EXERCISE PROMPT -> Retype exactly the lines from the first one through the line with "diag, line width=1.3bp]", including both ends; skip any pictures.

-- START OF RECORDS --

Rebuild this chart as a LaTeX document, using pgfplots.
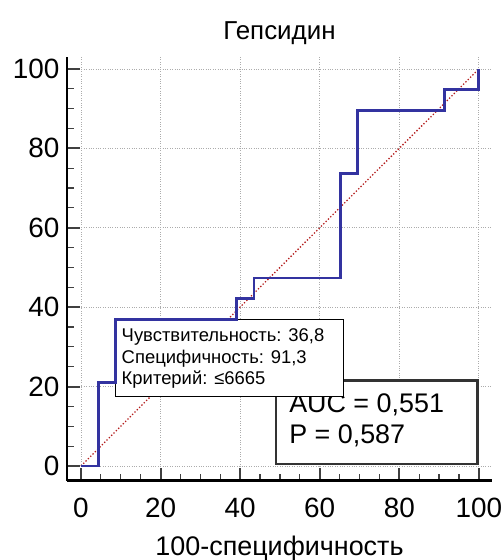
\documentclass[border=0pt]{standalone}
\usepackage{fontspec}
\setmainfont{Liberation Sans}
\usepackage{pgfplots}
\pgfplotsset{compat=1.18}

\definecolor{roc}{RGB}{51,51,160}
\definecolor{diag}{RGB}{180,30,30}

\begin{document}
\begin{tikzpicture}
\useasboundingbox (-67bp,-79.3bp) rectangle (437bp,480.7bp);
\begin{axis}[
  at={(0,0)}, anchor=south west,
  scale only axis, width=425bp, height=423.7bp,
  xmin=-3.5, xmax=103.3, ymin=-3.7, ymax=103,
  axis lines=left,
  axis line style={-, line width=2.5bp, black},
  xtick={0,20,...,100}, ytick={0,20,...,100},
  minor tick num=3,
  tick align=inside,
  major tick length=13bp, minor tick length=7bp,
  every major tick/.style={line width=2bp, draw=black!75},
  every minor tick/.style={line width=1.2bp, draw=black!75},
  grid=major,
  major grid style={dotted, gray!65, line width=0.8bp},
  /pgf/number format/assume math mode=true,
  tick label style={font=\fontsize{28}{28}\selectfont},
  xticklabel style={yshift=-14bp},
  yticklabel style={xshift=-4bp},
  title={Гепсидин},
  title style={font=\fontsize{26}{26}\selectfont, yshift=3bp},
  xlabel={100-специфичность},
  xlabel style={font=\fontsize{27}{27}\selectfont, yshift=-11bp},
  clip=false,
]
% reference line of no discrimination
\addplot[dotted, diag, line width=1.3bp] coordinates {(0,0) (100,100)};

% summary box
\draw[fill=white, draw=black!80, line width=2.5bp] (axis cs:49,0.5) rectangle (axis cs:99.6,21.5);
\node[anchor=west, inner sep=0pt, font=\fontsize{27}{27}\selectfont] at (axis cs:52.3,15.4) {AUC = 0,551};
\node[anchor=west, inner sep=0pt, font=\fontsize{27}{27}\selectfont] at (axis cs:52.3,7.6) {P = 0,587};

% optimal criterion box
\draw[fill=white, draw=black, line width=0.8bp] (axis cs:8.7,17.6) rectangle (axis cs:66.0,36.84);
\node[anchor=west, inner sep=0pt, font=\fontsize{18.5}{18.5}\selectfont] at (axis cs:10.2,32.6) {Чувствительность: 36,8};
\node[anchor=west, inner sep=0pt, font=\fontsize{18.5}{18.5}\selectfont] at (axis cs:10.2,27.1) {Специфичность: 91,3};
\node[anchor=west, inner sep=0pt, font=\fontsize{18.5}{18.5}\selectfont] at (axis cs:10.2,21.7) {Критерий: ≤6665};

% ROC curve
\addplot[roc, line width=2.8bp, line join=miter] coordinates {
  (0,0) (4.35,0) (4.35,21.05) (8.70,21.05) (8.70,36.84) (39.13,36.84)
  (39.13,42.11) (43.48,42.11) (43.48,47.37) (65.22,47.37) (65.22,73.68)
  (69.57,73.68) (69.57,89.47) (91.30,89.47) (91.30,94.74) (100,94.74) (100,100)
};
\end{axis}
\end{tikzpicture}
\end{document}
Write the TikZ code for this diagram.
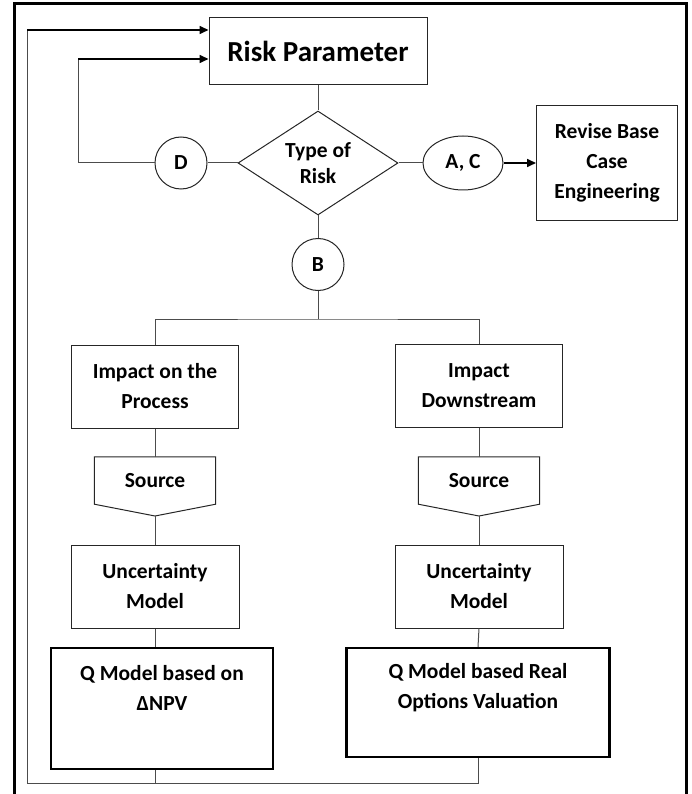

-- END OF RECORDS --

RESULT FOR THIS EXERCISE ->
Rebuild this chart as a LaTeX document, using pgfplots.
\documentclass[border=0pt]{standalone}
\usepackage{fontspec}
\setmainfont{Liberation Sans}
\usepackage{pgfplots}
\pgfplotsset{compat=1.18}

\definecolor{roc}{RGB}{51,51,160}
\definecolor{diag}{RGB}{180,30,30}

\begin{document}
\begin{tikzpicture}
\useasboundingbox (-67bp,-79.3bp) rectangle (437bp,480.7bp);
\begin{axis}[
  at={(0,0)}, anchor=south west,
  scale only axis, width=425bp, height=423.7bp,
  xmin=-3.5, xmax=103.3, ymin=-3.7, ymax=103,
  axis lines=left,
  axis line style={-, line width=2.5bp, black},
  xtick={0,20,...,100}, ytick={0,20,...,100},
  minor tick num=3,
  tick align=inside,
  major tick length=13bp, minor tick length=7bp,
  every major tick/.style={line width=2bp, draw=black!75},
  every minor tick/.style={line width=1.2bp, draw=black!75},
  grid=major,
  major grid style={dotted, gray!65, line width=0.8bp},
  /pgf/number format/assume math mode=true,
  tick label style={font=\fontsize{28}{28}\selectfont},
  xticklabel style={yshift=-14bp},
  yticklabel style={xshift=-4bp},
  title={Гепсидин},
  title style={font=\fontsize{26}{26}\selectfont, yshift=3bp},
  xlabel={100-специфичность},
  xlabel style={font=\fontsize{27}{27}\selectfont, yshift=-11bp},
  clip=false,
]
% reference line of no discrimination
\addplot[dotted, diag, line width=1.3bp] coordinates {(0,0) (100,100)};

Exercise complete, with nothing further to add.